Paul Anderl: Wohnungen für die Mitarbeiter Stammplatz:
Wir beschäftigen derzeit gesamt knapp 30 Fahrer – und haben aktuell sieben offene Stellen. Die Basis für alles bildet unsere sehr gute Unternehmenskultur, denn jeder Mensch, egal wo er herkommt, erwartet einen respektvollen Umgang miteinander. Unsere Bezahlung ist zudem übertariflich. Weiterhin haben wir vor vielen Jahren schon in Mitarbeiterwohnungen investiert, da wir gerade im Großraum München einen Engpass im Bereich Wohnraum haben. Unsere LKW-Fahrer haben dazu ein Mitspracherecht bei der Ausstattung ihrer LKWs.
Transfermarkt:
Der wichtigste Faktor ist in der Akquise für uns ist die Mundpropaganda, denn ein guter Ruf als Arbeitgeber ist „unbezahlbar“. Bestehende Mitarbeiter werben oft im Familien- oder Freundeskreis an und erhalten dann auch eine Prämie. Darüber hinaus arbeiten wir mit Vermittlungsagenturen zusammen, welche Personal aus dem Ausland an uns vermitteln.
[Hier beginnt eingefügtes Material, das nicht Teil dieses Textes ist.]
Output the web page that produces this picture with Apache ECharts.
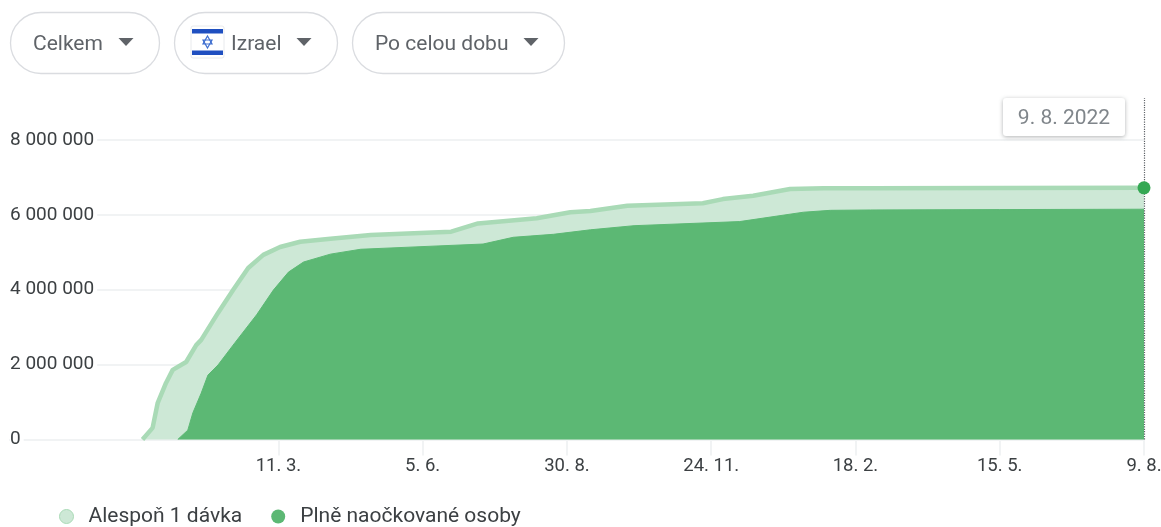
<!DOCTYPE html>
<html>
<head>
<meta charset="utf-8">
<style>html,body{margin:0;padding:0;background:#fff}#c{width:1161px;height:527px}</style>
<script src="https://cdn.jsdelivr.net/npm/echarts@6/dist/echarts.min.js"></script>
</head>
<body>
<div id="c"></div>
<script>
const seriesNames = ['Alespoň 1 dávka', 'Plně naočkované osoby'];
const atLeastOneDates = ['2020-12-20','2020-12-26','2020-12-29','2021-01-03','2021-01-07','2021-01-15','2021-01-21','2021-01-24','2021-02-03','2021-02-12','2021-02-21','2021-03-02','2021-03-12','2021-03-24','2021-04-11','2021-05-05','2021-06-22','2021-07-08','2021-08-12','2021-09-01','2021-09-13','2021-10-05','2021-11-19','2021-12-01','2021-12-19','2022-01-10','2022-01-30','2022-02-27','2022-05-15','2022-08-09'];
const atLeastOneValues = [0,310000,970000,1510000,1860000,2070000,2520000,2660000,3380000,3990000,4580000,4930000,5140000,5280000,5360000,5460000,5550000,5770000,5910000,6070000,6100000,6240000,6310000,6420000,6510000,6690000,6710000,6710000,6715000,6720000];
const fullyDates = ['2021-01-10','2021-01-16','2021-01-19','2021-01-24','2021-01-28','2021-02-03','2021-02-13','2021-02-26','2021-03-08','2021-03-17','2021-03-26','2021-04-11','2021-04-29','2021-06-04','2021-07-11','2021-07-29','2021-08-22','2021-09-13','2021-10-09','2021-12-11','2022-01-18','2022-02-03','2022-02-27','2022-05-15','2022-08-09'];
const fullyValues = [0,250000,710000,1240000,1720000,1990000,2580000,3330000,3990000,4470000,4740000,4950000,5080000,5150000,5220000,5400000,5480000,5600000,5710000,5820000,6070000,6120000,6130000,6140000,6150000];
const tickDates = ['2021-03-11','2021-06-05','2021-08-30','2021-11-24','2022-02-18','2022-05-15','2022-08-09'];
const yTicks = [0,2000000,4000000,6000000,8000000];
const filterLabels = ['Celkem','Izrael','Po celou dobu'];
const selectedDate = '9. 8. 2022';
const xMin = '2020-10-02';

const FONT = 'Roboto, "Liberation Sans", sans-serif';
const ts = s => +echarts.number.parseDate(s);
const zip = (a, b) => a.map((d, i) => [ts(d), b[i]]);
const lastDate = tickDates[tickDates.length-1];

function pill(x, w) {
  return {type:'rect', shape:{x:x+0.5, y:12.5, width:w, height:61, r:30.5},
    style:{fill:'#fff', stroke:'#dadce0', lineWidth:1.3}};
}
function label(t, x) {
  return {type:'text', style:{text:t, x:x, y:44.5, font:'21px '+FONT, fill:'#5f6368', textVerticalAlign:'middle', textBaseline:'middle'}};
}
function caret(cx) {
  return {type:'polygon', shape:{points:[[cx-7.5,38],[cx+7.5,38],[cx,46]]}, style:{fill:'#5f6368'}};
}

const chart = echarts.init(document.getElementById('c'), null, {renderer:'canvas'});
chart.setOption({
  animation:false,
  textStyle:{fontFamily:FONT},
  grid:{left:10, right:17, top:98, bottom:87.5, outerBoundsMode:'none'},
  xAxis:{
    type:'value', min:ts(xMin), max:ts(lastDate), scale:true,
    axisLine:{show:true, onZero:false, lineStyle:{color:'#f1f3f4', width:2}},
    axisTick:{show:true, customValues:tickDates.map(ts), length:16, lineStyle:{color:'#f1f3f4', width:2}},
    axisLabel:{show:true, customValues:tickDates.map(ts), margin:17, fontSize:18.5, color:'#3c4043', fontFamily:FONT,
      formatter:v=>{const d=new Date(v);return d.getDate()+'. '+(d.getMonth()+1)+'.';}},
    splitLine:{show:false}
  },
  yAxis:{
    type:'value', min:0, max:9120000, interval:2000000,
    axisLine:{show:false}, axisTick:{show:false},
    splitLine:{show:true, showMaxLine:false, lineStyle:{color:'#f1f3f4', width:2}},
    axisLabel:{inside:true, margin:0, fontSize:19, color:'#3c4043', fontFamily:FONT, backgroundColor:'#fff',
      lineHeight:20, padding:[8,3,0,0],
      showMaxLabel:false,
      formatter:v=>yTicks.includes(v)?String(v).replace(/\B(?=(\d{3})+$)/g,' '):''}
  },
  legend:{
    left:54, top:501, itemWidth:14, itemHeight:14, itemGap:29, selectedMode:false,
    textStyle:{fontSize:21, color:'#3c4043', fontFamily:FONT, padding:[0,0,0,10]},
    data:[
      {name:seriesNames[0], icon:'circle', itemStyle:{color:'#cde8d6', borderColor:'#a9dab6', borderWidth:1}},
      {name:seriesNames[1], icon:'circle', itemStyle:{color:'#5cb874'}}
    ]
  },
  series:[
    {name:seriesNames[0], type:'line', showSymbol:false, symbol:'none', silent:true, z:2,
      data:zip(atLeastOneDates, atLeastOneValues),
      lineStyle:{color:'#a9dab6', width:4.5}, itemStyle:{color:'#a9dab6'},
      areaStyle:{color:'#cde8d6', opacity:1},
      markPoint:{silent:true, symbol:'circle', symbolSize:13, z:10,
        itemStyle:{color:'#34a853', borderWidth:0}, label:{show:false},
        data:[{coord:[ts(atLeastOneDates[atLeastOneDates.length-1]), atLeastOneValues[atLeastOneValues.length-1]]}]}
    },
    {name:seriesNames[1], type:'line', showSymbol:false, symbol:'none', silent:true, z:3,
      data:zip(fullyDates, fullyValues),
      lineStyle:{color:'#5cb874', width:1}, itemStyle:{color:'#5cb874'},
      areaStyle:{color:'#5cb874', opacity:1},
      markLine:{silent:true, symbol:'none', z:9, label:{show:false},
        lineStyle:{color:'#5f6368', type:'dotted', width:1.2},
        data:[{xAxis:ts(lastDate)}]}
    }
  ],
  graphic:{elements:[
    pill(10,149), label(filterLabels[0],33), caret(126),
    pill(174,163),
    {type:'rect', shape:{x:191,y:26,width:33,height:32,r:2}, style:{fill:'#fff', stroke:'#e8eaed', lineWidth:1}},
    {type:'rect', shape:{x:192,y:29,width:31,height:4.5}, style:{fill:'#1f4fc0'}},
    {type:'rect', shape:{x:192,y:50.5,width:31,height:4.5}, style:{fill:'#1f4fc0'}},
    {type:'polygon', shape:{points:[[207.5,36],[212,44],[203,44]]}, style:{fill:'none', stroke:'#3f6fd0', lineWidth:1.2}},
    {type:'polygon', shape:{points:[[207.5,48],[212,40],[203,40]]}, style:{fill:'none', stroke:'#3f6fd0', lineWidth:1.2}},
    label(filterLabels[1],231), caret(304),
    pill(352,212), label(filterLabels[2],375), caret(531),
    {type:'rect', z:20, shape:{x:1003,y:98,width:122,height:38,r:3},
      style:{fill:'#fff', shadowBlur:4, shadowOffsetY:1, shadowColor:'rgba(60,64,67,0.4)'}},
    {type:'text', z:21, style:{text:selectedDate, x:1064, y:118.5, font:'21px '+FONT, fill:'#80868b', textAlign:'center', textVerticalAlign:'middle', textBaseline:'middle'}}
  ]}
});
</script>
</body>
</html>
Durch unsere Mitarbeiterwohnungen können wir somit schnell Personal akquirieren und unsere Mitarbeiter an uns binden.
Saisonverlauf:
Zunächst einmal fand eine kurzfristige Entspannung zu Beginn der Pandemie statt. Aktuell jedoch verschärft sich die Thematik zunehmend und die aktuelle Lage ist angespannter denn je. Ich glaube, dass es in den kommenden Monaten und Jahren zu einem noch größeren Engpass im Bereich Fahrer kommen wird. Am Ende wird es ein Wettbewerb der Betriebe, wer Fahrer hat und somit sein Geschäft betreiben kann und wer eben nicht. Unser tägliches Ziel ist es, die Warenversorgung unserer Kunden zu 100% sicherzustellen, daher sehe ich persönlich das Thema „Personal“ als absolutes Prio 1-Thema und sehe aktuell unser Haus für die Zukunft sehr gut aufgestellt.
Michael Stadlmann: Zusätzliches Recruiting-Personal
Stammplatz:
Wir haben ca. 370 Fahrer in unserer Firmengruppe beschäftigt. Damit ist unser Bedarf an Fahrern noch nicht gedeckt.
Transfermarkt:
Wir fahren derzeit zahlreiche Maßnahmen, um unseren Fahrerbestand weiter auszubauen. Unter anderem akquirieren wir Fahrer im Ausland, erhöhen die Attraktivität des Jobs intern und haben zusätzliches Personal eingestellt, dass sich ausschließlich mit dem Recruiting im gewerblichen Bereich beschäftigt.
Saisonverlauf:
Wir gehen davon aus, dass sich der Fahrermangel in den kommenden Jahren auch weiter verschärfen wird, weshalb wir auch jetzt bereits mit zahlreichen Maßnahmen diesem Trend entgegenwirken.